At one end of Pennsylvania Avenue, the President and his staff are intent on silencing reporters; at the other, the President’s most important ally in the Senate focused Tuesday night on silencing a fellow senator.
So when folks tell you that free speech is in danger in Washington, listen up; they’re onto something.
Newspapers, broadcasts, online news sites, and social media are bubbling over today with stories about how on Tuesday night a plurality of her fellow senators excluded Sen. Elizabeth Warren, D-MA, from a major floor debate. Warren’s crime? She read into the Congressional Record a 31-year-old letter and the transcript of a 31-year-old speech that already were in the record.
Warren ostensibly was rebuked for violating Senate Rule 19, which bans senators from floor statements that “directly or indirectly, by any form of words impute to another Senator or to other Senators any conduct or motive unworthy or unbecoming a Senator.” In fact, she was silenced because her Republican colleagues don’t much like her.
As part of an all-night debate on the nomination of Sen.
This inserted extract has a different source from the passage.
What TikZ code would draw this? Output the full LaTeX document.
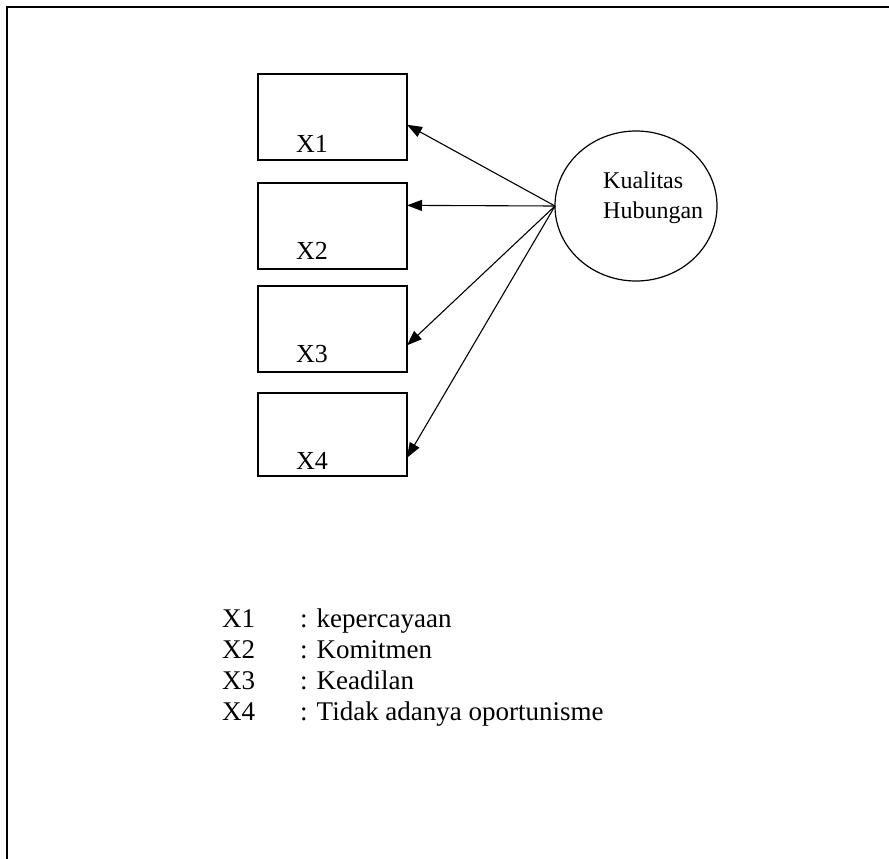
\documentclass[tikz,border=0pt]{standalone}
\usepackage{fontspec}
\setmainfont{Liberation Serif}
\usetikzlibrary{arrows.meta,shapes.geometric,calc}

\begin{document}
\begin{tikzpicture}[x=1pt,y=-1pt,
  frameline/.style={line width=2pt},
  indbox/.style={draw,line width=1.4pt,rectangle,minimum width=149pt,inner sep=0pt,outer sep=0pt},
  latent/.style={draw,line width=1.2pt,ellipse,inner sep=0pt,outer sep=0pt},
  boxlabel/.style={font=\fontsize{26}{30}\selectfont,inner sep=0pt,anchor=base west},
  path/.style={line width=1.1pt,-{Triangle[length=15pt,width=11pt]}},
  legend/.style={font=\fontsize{27}{31}\selectfont,inner sep=0pt,anchor=base west}
]
\useasboundingbox (0,0) rectangle (889,859);

% page frame: top and left rules only
\coordinate (fc) at (7,7);
\coordinate (fr) at (889,7);
\coordinate (fb) at (7,859);
\draw[frameline] (fr) -- (fc) -- (fb);

% indicator boxes
\node[indbox,minimum height=86pt] (b1) at (332.5,117) {};
\node[indbox,minimum height=86pt] (b2) at (332.5,226) {};
\node[indbox,minimum height=86pt] (b3) at (332.5,329) {};
\node[indbox,minimum height=83pt] (b4) at (332.5,434.5) {};

\node[boxlabel] (l1) at (296,152) {X1};
\node[boxlabel] (l2) at (296,259) {X2};
\node[boxlabel] (l3) at (296,362) {X3};
\node[boxlabel] (l4) at (296,469) {X4};

% latent construct (two-line label, baseline of the last line given)
\node[latent,minimum width=162pt,minimum height=150pt] (kh) at (636,206) {};
\node[font=\fontsize{24}{30}\selectfont,align=left,anchor=base west,inner sep=0pt] (khtext) at (603,218) {Kualitas\\Hubungan};

% arrow targets on the right edges of the boxes
\coordinate (t1) at ($(b1.north east)!0.59!(b1.south east)$);
\coordinate (t2) at ($(b2.north east)!0.26!(b2.south east)$);
\coordinate (t3) at ($(b3.north east)!0.69!(b3.south east)$);
\coordinate (t4) at ($(b4.north east)!0.78!(b4.south east)$);

\draw[path] (kh.west) -- (t1);
\draw[path] (kh.west) -- (t2);
\draw[path] (kh.west) -- (t3);
\draw[path] (kh.west) -- (t4);

% legend
\node[legend] (k1) at (222,627) {X1};
\node[legend] (k2) at (222,658) {X2};
\node[legend] (k3) at (222,689) {X3};
\node[legend] (k4) at (222,720) {X4};
\node[legend] (d1) at (300,627) {: kepercayaan};
\node[legend] (d2) at (300,658) {: Komitmen};
\node[legend] (d3) at (300,689) {: Keadilan};
\node[legend] (d4) at (300,720) {: Tidak adanya oportunisme};
\end{tikzpicture}
\end{document}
Jeff Sessions, R-AL, to serve as attorney general, Warren read aloud portions of a two-paragraph letter critical of Sessions and written to senators in 1986 by Coretta Scott King, the widow of Dr. Martin Luther King Jr. As Sessions, then a federal prosecutor, sought a federal judgeship, Mrs. King alleged that he had “used the awesome power of his office in a shabby attempt to intimidate and frighten elderly black voters. For this reprehensible conduct, he should not be rewarded with a federal judgeship.”
Then-Sen. Ted Kennedy, D-MA, made similarly disparaging remarks about Sessions during the 1986 debate. After Warren repeated Kennedy’s comments and quoted Mrs. King’s letter on Tuesday night, Majority Leader Mitch McConnell rose to invoke Rule 19 and ask that she be excluded from further debate on the Sessions nomination. On a 49-43 party line vote, McConnell prevailed.
Warren, who is arguably the current Senate’s most-skilled orator, decamped to Facebook Live, where she read the King letter again and continued her critique of the Sessions nomination. As of mid-morning today, her speech had 6.3 million views on Facebook and hundreds of thousands more on news organization websites. You can watch her Senate floor remarks and McConnell's maneuver to silence her here:
After Warren was booted, a parade of her Democratic colleagues including Sens. Jeff Merkley of Oregon, Tom Udall of New Mexico, and Bernie Sanders of Vermont came to the floor to read Mrs. King’s letter. Several others tried – unsuccessfully – to have a copy of the letter placed in the record or to have the ban on Warren lifted.
Republicans made no move against any of them.
Sessions' nomination is scheduled for a final vote this evening; his confirmation is expected.